Synopsis: GBP Attempts Recovery, but Challenges Persist as Markets Eye Employment Data
The Pound Sterling (GBP) has encountered a bumpy road to recovery as global economic uncertainty and cautious Bank of England (BoE) sentiments cast shadows on its prospects. After a three-day losing spell, the GBP managed to claw its way back from the brink, near 1.2440, as investors began to contemplate the potential repercussions of restrictive monetary policies in Western economies.
However, this recovery appears fragile, with significant challenges looming on the horizon. A prevailing concern among investors is the divergence in monetary policy between the Federal Reserve (Fed) and the BoE. It seems that this divergence may persist, undermining confidence in the GBP.
BoE policymaker Swati Dhingra’s recent cautionary remarks have further weighed on market sentiment. Dhingra stated that the current monetary policy is “sufficiently restrictive” and warned against additional rate hikes, citing potential harm to the UK economy.

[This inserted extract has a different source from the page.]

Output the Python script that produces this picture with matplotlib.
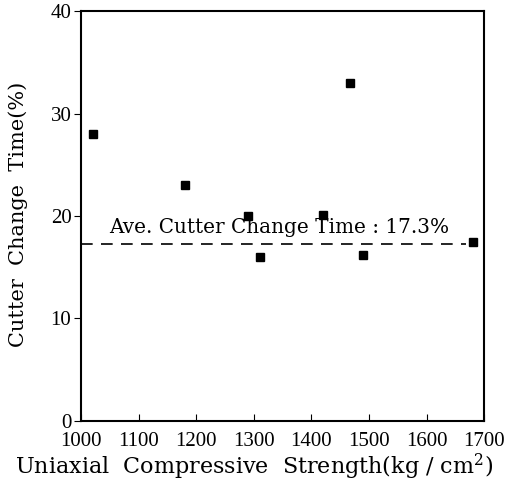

BoE Governor Andrew Bailey echoed this sentiment, suggesting that while the interest rate peak is near, rates will remain elevated for an extended period.
One of the key factors affecting monetary policy decisions is wage growth, which remains robust due to labor shortages. While this puts pressure on inflation, it also leaves households with more disposable income, potentially boosting consumer spending.
Nonetheless, there are troubling signs in the UK’s economic landscape. The service sector contracted for the first time in seven months, and the Manufacturing Purchasing Managers’ Index (PMI) has been consistently below the 50.0 threshold, signaling ongoing challenges.
Investors are closely monitoring the upcoming July Employment report, set to be published on Tuesday, September 12, at 06:00 GMT. This report will offer valuable insights into the UK labor market, potentially shaping future monetary policy decisions.
The Pound Sterling’s recovery is not only influenced by domestic factors but also by developments in the US Dollar (USD). The USD, while facing some pressure, maintains an upside bias. Federal Reserve policymakers have adopted a neutral stance for September’s monetary policy, with some officials suggesting that interest rate increases might be necessary to combat inflation.
From a technical standpoint, the GBP’s struggle to defend the 200-day Exponential Moving Average (EMA) reflects market uncertainty. The declining 20 and 50-day EMAs, along with momentum oscillators indicating bearish sentiment, underscore the uphill battle the Pound Sterling faces in the current economic climate.
Bottom Line:
The Pound Sterling’s recent recovery may be short-lived as it grapples with global economic uncertainties, the risk of continued policy divergence, and mixed economic indicators at home. Investors eagerly await the upcoming employment data release, which could provide crucial insights into the currency’s future trajectory.